Le rapprochement de la justice et du citoyen a donc déjà pu largement s'opérer.

La dernière réforme intervenue va permettre d'atteindre l'objectif que le législateur s'était initialement assigné pour ces nouvelles juridictions et qui est de décharger substantiellement les tribunaux d'instance tout en permettant un meilleur ancrage de ces nouveaux juges dans l'institution judiciaire en les faisant siéger aux audiences correctionnelles.

Mme la présidente. La parole est à Mme Nicole Borvo Cohen-Seat.

Mme Nicole Borvo Cohen-Seat. Madame la secrétaire d'Etat, je ne peux me satisfaire de votre réponse, sans doute parce que je suis absolument opposée à la création des juges de proximité.

Vous nous répondez qu'il est trop tôt pour établir un bilan. Puis-je attendre du groupe de suivi qu'il établisse un bilan et le présente à la représentation nationale, comme le garde des sceaux s'y est engagé ?

Le recrutement des juges de proximité était supposé décharger les tribunaux d'une partie de leur tâche et être plus facile que le recrutement de juges classiques.

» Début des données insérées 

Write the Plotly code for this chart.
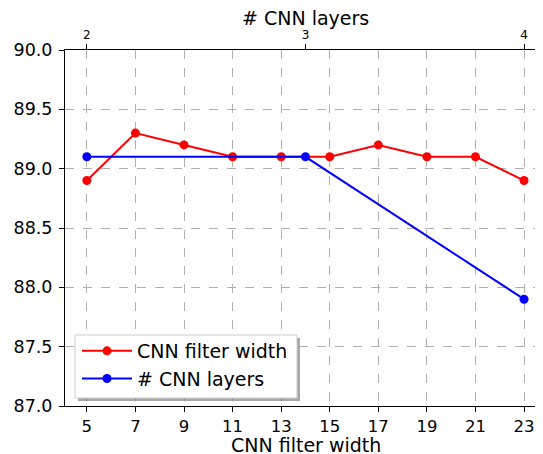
import plotly.graph_objects as go

filter_widths = [5, 7, 9, 11, 13, 15, 17, 19, 21, 23]
filter_scores = [88.9, 89.3, 89.2, 89.1, 89.1, 89.1, 89.2, 89.1, 89.1, 88.9]
layer_counts = [2, 3, 4]
layer_scores = [89.1, 89.1, 87.9]
y_ticks = [87.0, 87.5, 88.0, 88.5, 89.0, 89.5, 90.0]
x_title = "CNN filter width"
x2_title = "# CNN layers"

# page has an 8px body margin; compensate
OFF = 8
W, H = 543 - OFF, 454 - OFF
# desired plot area in page pixels
P_L, P_R, P_T, P_B = 65, 543, 50, 406
ml = P_L - OFF
mr = (W + OFF) - P_R
mt = P_T - OFF
mb = (H + OFF) - P_B
pw = P_R - P_L
ph = P_B - P_T

x_lo, x_hi = 4.1, 23.78


def to_top(v):
    return 2 + (v - 5) / 9.0


def px_x(p):
    return (p - P_L) / pw


def px_y(p):
    return (P_B - p) / ph


font = "DejaVu Sans"

fig = go.Figure()
fig.add_trace(go.Scatter(
    x=filter_widths, y=filter_scores, mode="lines+markers",
    name="CNN filter width", line=dict(color="red", width=2),
    marker=dict(color="red", size=9), xaxis="x", yaxis="y"))
fig.add_trace(go.Scatter(
    x=layer_counts, y=layer_scores, mode="lines+markers",
    name="# CNN layers", line=dict(color="blue", width=2),
    marker=dict(color="blue", size=9), xaxis="x2", yaxis="y"))

# legend frame with shadow, drawn as shapes
fig.add_shape(type="rect", xref="paper", yref="paper",
              x0=px_x(78), x1=px_x(300), y0=px_y(401), y1=px_y(338),
              fillcolor="rgba(110,110,110,0.6)", line=dict(width=0), layer="above")
fig.add_shape(type="rect", xref="paper", yref="paper",
              x0=px_x(75), x1=px_x(297), y0=px_y(398), y1=px_y(335),
              fillcolor="white", line=dict(color="#cccccc", width=1), layer="above")

# axis titles as annotations for exact placement
fig.add_annotation(text=x_title, xref="paper", yref="paper",
                   x=px_x(305.5), y=px_y(445), xanchor="center", yanchor="middle",
                   showarrow=False, borderpad=0,
                   font=dict(size=19, family=font, color="black"))
fig.add_annotation(text=x2_title, xref="paper", yref="paper",
                   x=px_x(305.5), y=px_y(17.5), xanchor="center", yanchor="middle",
                   showarrow=False, borderpad=0,
                   font=dict(size=19, family=font, color="black"))

fig.update_layout(
    width=W, height=H,
    margin=dict(l=ml, r=mr, t=mt, b=mb, pad=0, autoexpand=False),
    paper_bgcolor="white", plot_bgcolor="white",
    font=dict(family=font, color="black"),
    showlegend=True,
    legend=dict(x=px_x(77), y=px_y(332), xanchor="left", yanchor="top",
                bgcolor="rgba(0,0,0,0)", borderwidth=0, itemwidth=50,
                font=dict(size=19, family=font), tracegroupgap=0),
    xaxis=dict(range=[x_lo, x_hi], tickvals=filter_widths, automargin=False,
               ticks="outside", ticklen=5, tickcolor="black",
               showline=True, linecolor="black", linewidth=1,
               showgrid=True, gridcolor="#b0b0b0", griddash="dash", gridwidth=0.8,
               zeroline=False, tickfont=dict(size=16.5)),
    xaxis2=dict(range=[to_top(x_lo), to_top(x_hi)], tickvals=layer_counts,
                overlaying="x", side="top", anchor="y", automargin=False,
                ticks="outside", ticklen=5, tickcolor="black",
                showline=True, linecolor="black", linewidth=1,
                showgrid=False, zeroline=False, tickfont=dict(size=12)),
    yaxis=dict(range=[87.0, 90.0], tickvals=y_ticks, tickformat=".1f", automargin=False,
               ticks="outside", ticklen=5, tickcolor="black", ticklabelstandoff=3,
               showline=True, linecolor="black", linewidth=1,
               showgrid=True, gridcolor="#b0b0b0", griddash="dash", gridwidth=0.8,
               zeroline=False, tickfont=dict(size=17.5)),
)

fig.write_html("out.html")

Or, depuis 2004, les services de l'ANPE n'ont recruté que 310 juges de proximité. Je ne partage pas votre opinion sur leur efficacité. Cela pose de nombreux problèmes dans les juridictions. Comment arrivera-t-on à recruter les 3 000 juges de proximité attendus ? Certains parlementaires souhaitaient que les moyens des juridictions d'instance soient accrus, mais on ne les a pas entendus.

Il est aujourd'hui démontré qu'il aurait été préférable et plus efficace de pourvoir 310 postes de juges classiques par concours.

Quant aux garanties d'indépendance et de qualité des juges de proximité, elles ne me semblent pas avoir été apportées.

Je renouvelle ma demande d'un bilan de la réforme. La représentation nationale qui l'a votée doit pouvoir évaluer l'utilité des juges de proximité.